[Aim of the exercise]
Line by line, repeat the data below exactly, beginning at the first line and ending at the line with "20.5, bottom: 362.5". Omit pictures.
§ §
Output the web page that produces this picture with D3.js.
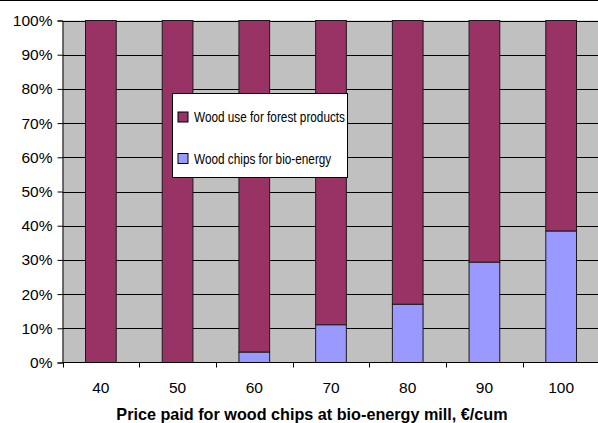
<!DOCTYPE html>
<html>
<head>
<meta charset="utf-8">
<script src="https://cdn.jsdelivr.net/npm/d3@7"></script>
<style>
  html, body { margin: 0; padding: 0; background: #fff; }
  svg { display: block; font-family: "Liberation Sans", Arial, sans-serif; }
</style>
</head>
<body>
<svg id="chart" width="598" height="423"></svg>
<script>
// Price paid for wood chips (€/cum) and share of wood going to each use (%)
const prices = ["40", "50", "60", "70", "80", "90", "100"];
const chipsShare = [0, 0, 3, 11, 17, 29.3, 38.4];
const forestShare = [100, 100, 97, 89, 83, 70.7, 61.6];
const yTicks = [0, 10, 20, 30, 40, 50, 60, 70, 80, 90, 100];
const seriesNames = ["Wood use for forest products", "Wood chips for bio-energy"];
const seriesColors = ["#993366", "#9999ff"];
const xTitle = "Price paid for wood chips at bio-energy mill, €/cum";

const svg = d3.select("#chart");
const W = 598, H = 423;
const plot = { left: 62.5, right: 599.5, top: 20.5, bottom: 362.5 };

// frame line along the top of the chart area
svg.append("line").attr("x1", 0).attr("x2", W).attr("y1", 0.5).attr("y2", 0.5)
  .attr("stroke", "#000").attr("stroke-width", 1.2);

const x = d3.scaleBand().domain(prices).range([plot.left, plot.right])
  .paddingInner(0.6).paddingOuter(0.3);
const xb = d3.scaleBand().domain(prices).range([plot.left, plot.right]);
const y = d3.scaleLinear().domain([0, 100]).range([plot.bottom, plot.top]);

// plot background
svg.append("rect").attr("x", plot.left).attr("y", plot.top)
  .attr("width", plot.right - plot.left).attr("height", plot.bottom - plot.top)
  .attr("fill", "#c0c0c0");

// horizontal gridlines
svg.append("g").selectAll("line").data(yTicks.filter(d => d > 0)).join("line")
  .attr("x1", plot.left).attr("x2", plot.right)
  .attr("y1", d => Math.round(y(d)) + 0.5).attr("y2", d => Math.round(y(d)) + 0.5)
  .attr("stroke", "#000").attr("stroke-width", 1);

// stacked bars
const rows = prices.map((p, i) => ({ p, chips: chipsShare[i], forest: forestShare[i] }));
const stack = d3.stack().keys(["forest", "chips"]).order(d3.stackOrderReverse);
const layers = stack(rows);
const colorOf = { forest: seriesColors[0], chips: seriesColors[1] };
svg.append("g").selectAll("g").data(layers).join("g")
  .attr("fill", d => colorOf[d.key])
  .selectAll("rect").data(d => d.filter(s => s[1] - s[0] > 0)).join("rect")
  .attr("x", d => x(d.data.p))
  .attr("width", x.bandwidth())
  .attr("y", d => y(d[1]))
  .attr("height", d => y(d[0]) - y(d[1]))
  .attr("stroke", "#1a1a1a").attr("stroke-width", 1);

// y axis
const yAxis = d3.axisLeft(y).tickValues(yTicks).tickFormat(d => d + "%")
  .tickSize(5).tickPadding(5);
const gy = svg.append("g").attr("transform", `translate(${plot.left},0)`).call(yAxis);
gy.select(".domain").attr("stroke", "#000");
gy.selectAll("text").attr("font-size", 15.5).attr("fill", "#000")
  .attr("font-family", "'Liberation Sans', Arial, sans-serif");

// x axis with ticks between categories
const gx = svg.append("g").attr("transform", `translate(0,${plot.bottom})`);
gx.append("line").attr("x1", plot.left).attr("x2", plot.right).attr("y1", 0).attr("y2", 0)
  .attr("stroke", "#000");
const bounds = prices.map(p => xb(p));
gx.selectAll("line.tk").data(bounds).join("line").attr("class", "tk")
  .attr("x1", d => Math.round(d) + 0.5).attr("x2", d => Math.round(d) + 0.5)
  .attr("y1", 0).attr("y2", 5).attr("stroke", "#000");
gx.selectAll("text").data(prices).join("text")
  .attr("x", d => xb(d) + xb.bandwidth() / 2).attr("y", 30)
  .attr("text-anchor", "middle").attr("font-size", 15.5).attr("fill", "#000")
  .text(d => d);

// axis title
svg.append("text").attr("x", 312).attr("y", 420)
  .attr("text-anchor", "middle").attr("font-size", 16.2).attr("font-weight", "bold")
  .text(xTitle);

// legend (entries set in a condensed face so the longest fits the box)
const lg = svg.append("g").attr("transform", "translate(172.5,93.5)");
lg.append("rect").attr("width", 175).attr("height", 84)
  .attr("fill", "#fff").attr("stroke", "#000").attr("stroke-width", 1);
const items = lg.selectAll("g.item").data(seriesNames).join("g").attr("class", "item")
  .attr("transform", (d, i) => `translate(0,${i * 41.5})`);
items.append("rect").attr("x", 5.5).attr("y", 18.5).attr("width", 10).attr("height", 10)
  .attr("fill", (d, i) => seriesColors[i]).attr("stroke", "#000");
const labels = items.append("text").attr("x", 21.5).attr("y", 28.5).attr("font-size", 14)
  .text(d => d);
const widest = d3.max(labels.nodes(), n => n.getComputedTextLength());
const squeeze = Math.min(1, 151 / widest);
labels.each(function () {
  d3.select(this).attr("textLength", this.getComputedTextLength() * squeeze)
    .attr("lengthAdjust", "spacingAndGlyphs");
});
</script>
</body>
</html>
§ §
[Reply to the task]
Output the web page that produces this picture with D3.js.
<!DOCTYPE html>
<html>
<head>
<meta charset="utf-8">
<script src="https://cdn.jsdelivr.net/npm/d3@7"></script>
<style>
  html, body { margin: 0; padding: 0; background: #fff; }
  svg { display: block; font-family: "Liberation Sans", Arial, sans-serif; }
</style>
</head>
<body>
<svg id="chart" width="598" height="423"></svg>
<script>
// Price paid for wood chips (€/cum) and share of wood going to each use (%)
const prices = ["40", "50", "60", "70", "80", "90", "100"];
const chipsShare = [0, 0, 3, 11, 17, 29.3, 38.4];
const forestShare = [100, 100, 97, 89, 83, 70.7, 61.6];
const yTicks = [0, 10, 20, 30, 40, 50, 60, 70, 80, 90, 100];
const seriesNames = ["Wood use for forest products", "Wood chips for bio-energy"];
const seriesColors = ["#993366", "#9999ff"];
const xTitle = "Price paid for wood chips at bio-energy mill, €/cum";

const svg = d3.select("#chart");
const W = 598, H = 423;
const plot = { left: 62.5, right: 599.5, top: 20.5, bottom: 362.5 };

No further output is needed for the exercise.